Start RAW RECORDS

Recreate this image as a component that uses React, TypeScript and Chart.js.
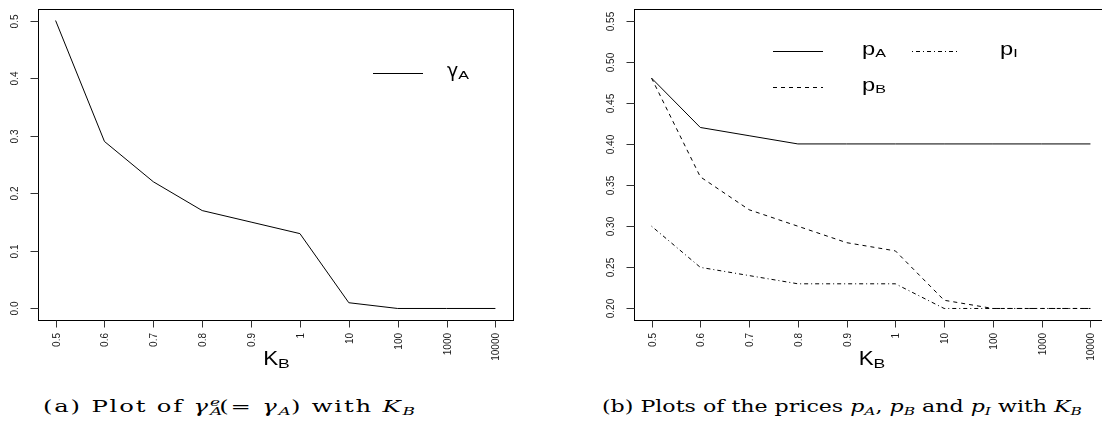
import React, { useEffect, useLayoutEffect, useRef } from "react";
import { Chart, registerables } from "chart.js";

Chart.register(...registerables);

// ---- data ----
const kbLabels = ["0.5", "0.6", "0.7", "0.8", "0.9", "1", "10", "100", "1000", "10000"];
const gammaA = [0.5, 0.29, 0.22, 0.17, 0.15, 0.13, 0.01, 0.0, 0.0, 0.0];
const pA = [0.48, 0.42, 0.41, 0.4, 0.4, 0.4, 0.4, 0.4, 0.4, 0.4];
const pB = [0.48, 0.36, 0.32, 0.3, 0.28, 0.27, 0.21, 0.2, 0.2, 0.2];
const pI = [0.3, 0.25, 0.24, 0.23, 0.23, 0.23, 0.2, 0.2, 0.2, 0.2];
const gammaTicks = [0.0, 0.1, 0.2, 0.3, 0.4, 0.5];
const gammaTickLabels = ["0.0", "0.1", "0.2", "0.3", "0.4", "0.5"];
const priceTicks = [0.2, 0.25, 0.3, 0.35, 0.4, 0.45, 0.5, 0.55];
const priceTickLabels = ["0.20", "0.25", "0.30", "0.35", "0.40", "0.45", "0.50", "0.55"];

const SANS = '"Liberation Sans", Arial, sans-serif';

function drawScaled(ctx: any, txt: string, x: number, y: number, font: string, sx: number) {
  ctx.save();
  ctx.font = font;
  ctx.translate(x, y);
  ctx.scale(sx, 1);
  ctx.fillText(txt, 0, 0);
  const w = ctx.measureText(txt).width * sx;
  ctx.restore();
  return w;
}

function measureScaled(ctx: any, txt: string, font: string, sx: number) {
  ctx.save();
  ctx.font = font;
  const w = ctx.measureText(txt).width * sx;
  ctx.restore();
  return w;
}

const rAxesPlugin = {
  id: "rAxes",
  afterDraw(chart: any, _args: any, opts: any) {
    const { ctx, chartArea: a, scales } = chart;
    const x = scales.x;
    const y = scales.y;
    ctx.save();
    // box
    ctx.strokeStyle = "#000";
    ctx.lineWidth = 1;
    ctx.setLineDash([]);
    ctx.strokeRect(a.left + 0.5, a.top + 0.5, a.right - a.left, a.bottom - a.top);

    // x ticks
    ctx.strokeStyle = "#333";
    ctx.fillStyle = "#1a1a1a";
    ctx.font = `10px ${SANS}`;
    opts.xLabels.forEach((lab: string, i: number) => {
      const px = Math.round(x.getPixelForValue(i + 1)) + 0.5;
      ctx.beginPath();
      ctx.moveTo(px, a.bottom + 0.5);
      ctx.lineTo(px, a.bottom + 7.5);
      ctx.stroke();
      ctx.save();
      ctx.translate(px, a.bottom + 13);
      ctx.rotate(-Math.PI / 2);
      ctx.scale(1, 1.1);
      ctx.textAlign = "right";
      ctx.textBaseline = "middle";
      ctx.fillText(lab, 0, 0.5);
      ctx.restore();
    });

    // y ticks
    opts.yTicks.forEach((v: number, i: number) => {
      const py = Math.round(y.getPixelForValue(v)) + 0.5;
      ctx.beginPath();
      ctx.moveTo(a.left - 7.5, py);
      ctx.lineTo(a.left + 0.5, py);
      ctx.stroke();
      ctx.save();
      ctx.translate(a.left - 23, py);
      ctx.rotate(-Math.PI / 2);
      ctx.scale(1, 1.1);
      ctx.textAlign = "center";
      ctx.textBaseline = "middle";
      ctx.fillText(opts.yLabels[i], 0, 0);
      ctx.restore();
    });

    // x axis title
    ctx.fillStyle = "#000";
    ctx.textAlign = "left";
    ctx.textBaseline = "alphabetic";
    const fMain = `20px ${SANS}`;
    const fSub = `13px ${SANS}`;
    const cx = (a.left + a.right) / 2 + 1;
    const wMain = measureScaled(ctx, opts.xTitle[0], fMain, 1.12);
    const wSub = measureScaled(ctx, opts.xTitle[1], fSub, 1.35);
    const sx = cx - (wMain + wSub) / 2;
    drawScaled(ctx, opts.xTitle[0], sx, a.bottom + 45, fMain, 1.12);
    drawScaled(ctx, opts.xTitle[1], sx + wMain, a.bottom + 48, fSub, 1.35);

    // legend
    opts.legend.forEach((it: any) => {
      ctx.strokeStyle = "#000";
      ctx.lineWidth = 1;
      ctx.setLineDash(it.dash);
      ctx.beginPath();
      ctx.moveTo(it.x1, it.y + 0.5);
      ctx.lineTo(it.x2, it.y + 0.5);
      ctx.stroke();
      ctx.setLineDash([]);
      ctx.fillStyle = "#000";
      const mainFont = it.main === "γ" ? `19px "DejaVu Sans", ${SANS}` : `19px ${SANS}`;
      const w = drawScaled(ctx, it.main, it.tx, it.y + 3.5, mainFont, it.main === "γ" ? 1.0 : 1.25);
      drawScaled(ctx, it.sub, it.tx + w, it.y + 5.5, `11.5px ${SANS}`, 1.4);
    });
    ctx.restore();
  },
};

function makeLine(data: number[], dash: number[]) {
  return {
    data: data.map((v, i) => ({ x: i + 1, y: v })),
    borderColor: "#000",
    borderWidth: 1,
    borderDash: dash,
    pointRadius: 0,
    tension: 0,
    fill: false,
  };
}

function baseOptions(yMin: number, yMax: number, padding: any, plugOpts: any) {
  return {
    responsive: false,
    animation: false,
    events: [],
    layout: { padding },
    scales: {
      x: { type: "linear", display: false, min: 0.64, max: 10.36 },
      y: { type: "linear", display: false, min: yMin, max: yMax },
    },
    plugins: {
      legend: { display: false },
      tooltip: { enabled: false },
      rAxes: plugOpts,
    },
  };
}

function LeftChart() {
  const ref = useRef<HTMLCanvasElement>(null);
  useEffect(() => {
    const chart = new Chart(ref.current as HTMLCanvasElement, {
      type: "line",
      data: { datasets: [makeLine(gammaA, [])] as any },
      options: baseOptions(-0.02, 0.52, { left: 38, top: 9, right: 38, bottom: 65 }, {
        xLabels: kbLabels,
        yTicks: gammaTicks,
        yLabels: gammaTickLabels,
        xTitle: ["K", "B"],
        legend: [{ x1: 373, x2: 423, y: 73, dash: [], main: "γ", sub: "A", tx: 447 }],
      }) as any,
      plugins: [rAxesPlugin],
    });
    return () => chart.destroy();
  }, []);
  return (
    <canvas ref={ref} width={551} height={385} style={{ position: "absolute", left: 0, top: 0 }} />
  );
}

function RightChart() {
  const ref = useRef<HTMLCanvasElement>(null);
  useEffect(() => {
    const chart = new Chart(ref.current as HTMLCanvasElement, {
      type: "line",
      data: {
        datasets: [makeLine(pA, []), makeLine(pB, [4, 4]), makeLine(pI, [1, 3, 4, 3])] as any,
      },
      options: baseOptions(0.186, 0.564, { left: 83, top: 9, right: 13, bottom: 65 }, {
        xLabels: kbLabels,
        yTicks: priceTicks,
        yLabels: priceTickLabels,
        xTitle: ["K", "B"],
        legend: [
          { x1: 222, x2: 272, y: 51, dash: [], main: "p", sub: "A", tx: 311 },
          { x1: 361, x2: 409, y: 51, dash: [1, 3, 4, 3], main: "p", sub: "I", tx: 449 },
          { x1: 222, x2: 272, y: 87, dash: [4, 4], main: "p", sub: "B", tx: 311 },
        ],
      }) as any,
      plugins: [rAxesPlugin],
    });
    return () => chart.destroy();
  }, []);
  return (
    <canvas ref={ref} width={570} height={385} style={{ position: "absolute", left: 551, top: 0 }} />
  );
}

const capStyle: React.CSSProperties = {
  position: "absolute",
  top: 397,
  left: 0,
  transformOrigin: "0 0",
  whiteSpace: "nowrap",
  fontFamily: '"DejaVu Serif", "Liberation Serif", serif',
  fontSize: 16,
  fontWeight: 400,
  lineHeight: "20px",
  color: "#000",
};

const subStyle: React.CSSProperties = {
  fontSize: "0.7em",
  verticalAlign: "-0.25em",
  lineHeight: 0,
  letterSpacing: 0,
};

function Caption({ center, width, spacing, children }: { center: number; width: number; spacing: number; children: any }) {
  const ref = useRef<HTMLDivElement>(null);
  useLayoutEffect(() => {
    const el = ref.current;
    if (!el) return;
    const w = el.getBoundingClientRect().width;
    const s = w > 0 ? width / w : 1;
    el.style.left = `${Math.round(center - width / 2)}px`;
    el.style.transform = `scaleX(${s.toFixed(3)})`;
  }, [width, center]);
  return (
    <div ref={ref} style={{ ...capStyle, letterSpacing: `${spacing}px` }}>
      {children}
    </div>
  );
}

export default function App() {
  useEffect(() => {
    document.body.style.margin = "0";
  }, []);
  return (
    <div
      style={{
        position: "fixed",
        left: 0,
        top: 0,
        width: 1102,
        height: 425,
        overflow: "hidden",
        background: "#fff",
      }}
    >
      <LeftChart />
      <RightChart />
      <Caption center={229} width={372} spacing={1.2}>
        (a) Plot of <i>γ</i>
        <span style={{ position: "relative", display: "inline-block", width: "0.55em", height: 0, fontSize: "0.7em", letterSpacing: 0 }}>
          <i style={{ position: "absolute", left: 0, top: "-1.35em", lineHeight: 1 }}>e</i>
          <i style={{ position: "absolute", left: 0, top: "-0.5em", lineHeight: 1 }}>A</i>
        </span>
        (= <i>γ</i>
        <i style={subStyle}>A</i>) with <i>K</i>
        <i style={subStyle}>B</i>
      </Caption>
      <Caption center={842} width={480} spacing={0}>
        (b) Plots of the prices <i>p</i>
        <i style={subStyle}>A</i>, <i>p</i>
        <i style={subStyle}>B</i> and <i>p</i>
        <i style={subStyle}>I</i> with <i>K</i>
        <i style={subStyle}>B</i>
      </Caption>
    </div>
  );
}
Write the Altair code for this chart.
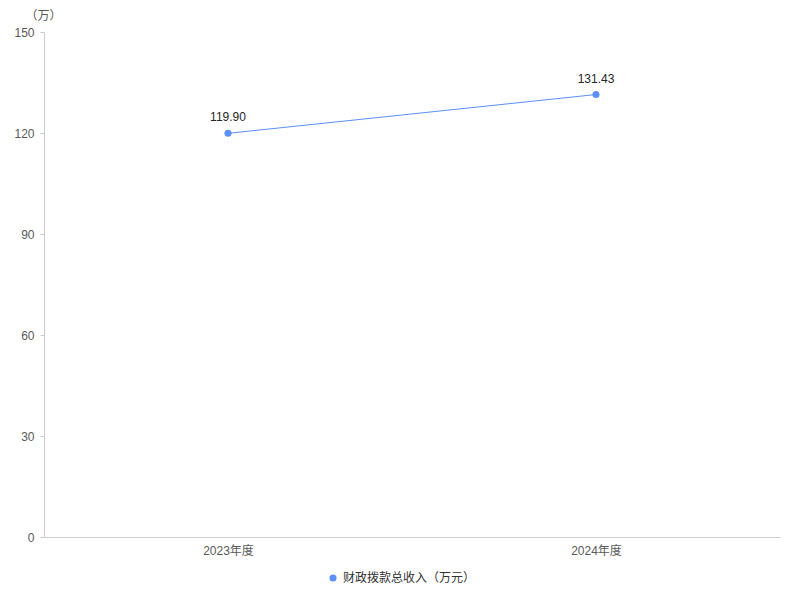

End RAW RECORDS

Identify each line containing the string "React" and copy it out.

Recreate this image as a component that uses React, TypeScript and Chart.js.
import React, { useEffect, useLayoutEffect, useRef } from "react";
const capStyle: React.CSSProperties = {
const subStyle: React.CSSProperties = {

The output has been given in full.